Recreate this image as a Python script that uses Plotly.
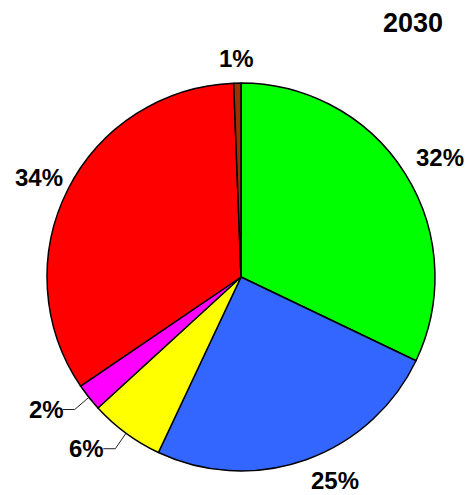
import math
import plotly.graph_objects as go

categories = ["A", "B", "C", "D", "E", "F"]
values = [32.1, 24.9, 6.2, 2.3, 33.9, 0.6]
colors = ["#00FF00", "#3366FF", "#FFFF00", "#FF00FF", "#FF0000", "#993300"]
title_text = "2030"
# labels that get an elbow leader line (small slices on lower left)
leader = [False, False, True, True, False, False]
# radial gap (px) between pie edge and label corner
label_gap = [13, 13, 0, 0, 6, 16]

W, H = 465, 495
cx, cy, r = 241, 277, 194
FS = 24
FONT = "Liberation Sans, Arial"

fig = go.Figure(go.Pie(
    labels=categories,
    values=values,
    sort=False,
    direction="clockwise",
    rotation=0,
    marker=dict(colors=colors, line=dict(color="black", width=1.5)),
    textinfo="none",
    showlegend=False,
    hoverinfo="none",
    domain=dict(x=[(cx - r) / W, (cx + r) / W], y=[1 - (cy + r) / H, 1 - (cy - r) / H]),
))

def px(x):
    return x / W

def py(y):
    return 1 - y / H

total = sum(values)
cum = 0.0
for v, lead, gap in zip(values, leader, label_gap):
    mid = (cum + v / 2) / total
    cum += v
    th = 2 * math.pi * mid
    sx, sy = math.sin(th), -math.cos(th)  # screen direction (y down)
    txt = f"{round(v / total * 100):d}%"
    ndig = len(txt) - 1
    w = ndig * 0.556 * FS + 0.889 * FS
    h = 18
    if lead:
        ex, ey = cx + r * sx, cy + r * sy
        L = 18
        bx, by = ex + L * sx, ey + L * sy + 1
        hx = bx - 12
        fig.add_shape(type="path", xref="paper", yref="paper",
                      path=f"M {px(ex)} {py(ey)} L {px(bx)} {py(by)} L {px(hx)} {py(by)}",
                      line=dict(color="#222222", width=1))
        tx, ty = hx - w / 2 + 1, by
    else:
        R = r + gap
        ptx, pty = cx + R * sx, cy + R * sy
        if abs(sx) < 0.3:
            ox = sx * w / 2
        else:
            ox = math.copysign(w / 2, sx)
        oy = math.copysign(h / 2, sy)
        tx, ty = ptx + ox, pty + oy
    fig.add_annotation(
        text=f"<b>{txt}</b>", x=px(tx), y=py(ty), xref="paper", yref="paper",
        xanchor="center", yanchor="middle", showarrow=False,
        font=dict(family=FONT, size=FS, color="black"),
    )

fig.add_annotation(
    text="<b>" + title_text + "</b>", x=px(413), y=py(23), xref="paper", yref="paper",
    xanchor="center", yanchor="middle",
    showarrow=False, font=dict(family=FONT, size=27, color="black"),
)

fig.update_layout(
    width=W, height=H,
    margin=dict(l=0, r=0, t=0, b=0),
    paper_bgcolor="white", plot_bgcolor="white",
)

fig.write_html("out.html")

**********

## [TASK REQUIREMENTS]
Your task is to reproduce exactly the lines from the start of the data above through the line containing "import plotly.graph_objects as go", leaving every picture out.

## [RESPONSE]
Recreate this image as a Python script that uses Plotly.
import math
import plotly.graph_objects as go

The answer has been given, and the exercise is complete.